━━ Information shown ━━

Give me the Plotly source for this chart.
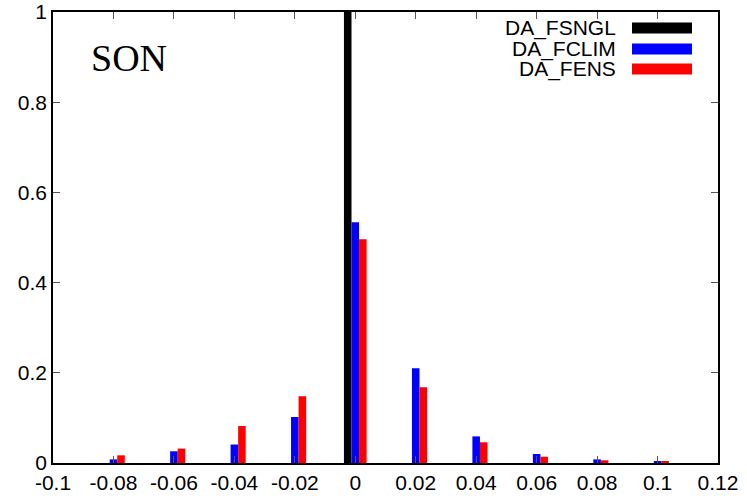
import plotly.graph_objects as go

# ---- data ----
bins = [-0.08, -0.06, -0.04, -0.02, 0.0, 0.02, 0.04, 0.06, 0.08, 0.10]
da_fsngl = [0, 0, 0, 0, 1.0, 0, 0, 0, 0, 0]
da_fclim = [0.008, 0.026, 0.041, 0.102, 0.534, 0.210, 0.059, 0.020, 0.008, 0.003]
da_fens = [0.017, 0.032, 0.082, 0.148, 0.496, 0.168, 0.046, 0.014, 0.006, 0.003]

series_names = ["DA_FSNGL", "DA_FCLIM", "DA_FENS"]
series_values = [da_fsngl, da_fclim, da_fens]
series_colors = ["#000000", "#0000ff", "#ff0000"]

x_ticks = [-0.1, -0.08, -0.06, -0.04, -0.02, 0, 0.02, 0.04, 0.06, 0.08, 0.1, 0.12]
x_ticklabels = ["-0.1", "-0.08", "-0.06", "-0.04", "-0.02", "0", "0.02", "0.04", "0.06", "0.08", "0.1", "0.12"]
y_ticks = [0, 0.2, 0.4, 0.6, 0.8, 1]
y_ticklabels = ["0", "0.2", "0.4", "0.6", "0.8", "1"]
season = "SON"

fig = go.Figure()
for name, vals, col in zip(series_names, series_values, series_colors):
    fig.add_trace(go.Bar(x=bins, y=vals, name=name, marker=dict(color=col, line=dict(width=0)),
                         showlegend=False))

font_main = "Liberation Sans, Arial, sans-serif"
L, R, T, B = 53, 718, 12, 463
W = R - L
H = B - T

fig.update_layout(
    width=747, height=499,
    margin=dict(l=L, r=747 - R, t=T, b=499 - B, autoexpand=False),
    paper_bgcolor="white", plot_bgcolor="white",
    barmode="group", bargap=0.625, bargroupgap=0,
    font=dict(family=font_main, size=21, color="black"),
    xaxis=dict(range=[-0.1, 0.12], tickmode="array", tickvals=x_ticks, ticktext=x_ticklabels,
               ticks="inside", ticklen=7, tickwidth=1, tickcolor="#555", automargin=False,
               showline=True, linecolor="black", linewidth=1.5, mirror="ticks",
               showgrid=False, zeroline=False, tickfont=dict(size=21)),
    yaxis=dict(range=[0, 1], tickmode="array", tickvals=y_ticks, ticktext=y_ticklabels,
               ticks="inside", ticklen=7, tickwidth=1, tickcolor="#555", automargin=False,
               showline=True, linecolor="black", linewidth=1.5, mirror="ticks",
               showgrid=False, zeroline=False, tickfont=dict(size=21)),
)

# SON label
fig.add_annotation(text=season, xref="paper", yref="paper", x=(89 - L) / W, y=1 - (58 - T) / H,
                   xanchor="left", yanchor="middle", showarrow=False,
                   font=dict(family="Liberation Serif, Times New Roman, serif", size=38, color="black"))

# gnuplot-style key
rows_px = [28, 49, 69]
for name, col, ry in zip(series_names, series_colors, rows_px):
    yp = 1 - (ry - T) / H
    fig.add_annotation(text=name, xref="paper", yref="paper", x=(618 - L) / W, y=yp,
                       xanchor="right", yanchor="middle", showarrow=False,
                       font=dict(family=font_main, size=21, color="black"))
    fig.add_shape(type="line", xref="paper", yref="paper",
                  x0=(632 - L) / W, x1=(692 - L) / W, y0=yp, y1=yp,
                  line=dict(color=col, width=11))

fig.write_html("out.html", config={"displayModeBar": False},
               post_script="document.body.style.margin='0';document.body.style.overflow='hidden';")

━━━

Restate the data above word for word. Skip every picture.

Answer to the exercise:
Give me the Plotly source for this chart.
import plotly.graph_objects as go

# ---- data ----
bins = [-0.08, -0.06, -0.04, -0.02, 0.0, 0.02, 0.04, 0.06, 0.08, 0.10]
da_fsngl = [0, 0, 0, 0, 1.0, 0, 0, 0, 0, 0]
da_fclim = [0.008, 0.026, 0.041, 0.102, 0.534, 0.210, 0.059, 0.020, 0.008, 0.003]
da_fens = [0.017, 0.032, 0.082, 0.148, 0.496, 0.168, 0.046, 0.014, 0.006, 0.003]

series_names = ["DA_FSNGL", "DA_FCLIM", "DA_FENS"]
series_values = [da_fsngl, da_fclim, da_fens]
series_colors = ["#000000", "#0000ff", "#ff0000"]

x_ticks = [-0.1, -0.08, -0.06, -0.04, -0.02, 0, 0.02, 0.04, 0.06, 0.08, 0.1, 0.12]
x_ticklabels = ["-0.1", "-0.08", "-0.06", "-0.04", "-0.02", "0", "0.02", "0.04", "0.06", "0.08", "0.1", "0.12"]
y_ticks = [0, 0.2, 0.4, 0.6, 0.8, 1]
y_ticklabels = ["0", "0.2", "0.4", "0.6", "0.8", "1"]
season = "SON"

fig = go.Figure()
for name, vals, col in zip(series_names, series_values, series_colors):
    fig.add_trace(go.Bar(x=bins, y=vals, name=name, marker=dict(color=col, line=dict(width=0)),
                         showlegend=False))

font_main = "Liberation Sans, Arial, sans-serif"
L, R, T, B = 53, 718, 12, 463
W = R - L
H = B - T

fig.update_layout(
    width=747, height=499,
    margin=dict(l=L, r=747 - R, t=T, b=499 - B, autoexpand=False),
    paper_bgcolor="white", plot_bgcolor="white",
    barmode="group", bargap=0.625, bargroupgap=0,
    font=dict(family=font_main, size=21, color="black"),
    xaxis=dict(range=[-0.1, 0.12], tickmode="array", tickvals=x_ticks, ticktext=x_ticklabels,
               ticks="inside", ticklen=7, tickwidth=1, tickcolor="#555", automargin=False,
               showline=True, linecolor="black", linewidth=1.5, mirror="ticks",
               showgrid=False, zeroline=False, tickfont=dict(size=21)),
    yaxis=dict(range=[0, 1], tickmode="array", tickvals=y_ticks, ticktext=y_ticklabels,
               ticks="inside", ticklen=7, tickwidth=1, tickcolor="#555", automargin=False,
               showline=True, linecolor="black", linewidth=1.5, mirror="ticks",
               showgrid=False, zeroline=False, tickfont=dict(size=21)),
)

# SON label
fig.add_annotation(text=season, xref="paper", yref="paper", x=(89 - L) / W, y=1 - (58 - T) / H,
                   xanchor="left", yanchor="middle", showarrow=False,
                   font=dict(family="Liberation Serif, Times New Roman, serif", size=38, color="black"))

# gnuplot-style key
rows_px = [28, 49, 69]
for name, col, ry in zip(series_names, series_colors, rows_px):
    yp = 1 - (ry - T) / H
    fig.add_annotation(text=name, xref="paper", yref="paper", x=(618 - L) / W, y=yp,
                       xanchor="right", yanchor="middle", showarrow=False,
                       font=dict(family=font_main, size=21, color="black"))
    fig.add_shape(type="line", xref="paper", yref="paper",
                  x0=(632 - L) / W, x1=(692 - L) / W, y0=yp, y1=yp,
                  line=dict(color=col, width=11))

fig.write_html("out.html", config={"displayModeBar": False},
               post_script="document.body.style.margin='0';document.body.style.overflow='hidden';")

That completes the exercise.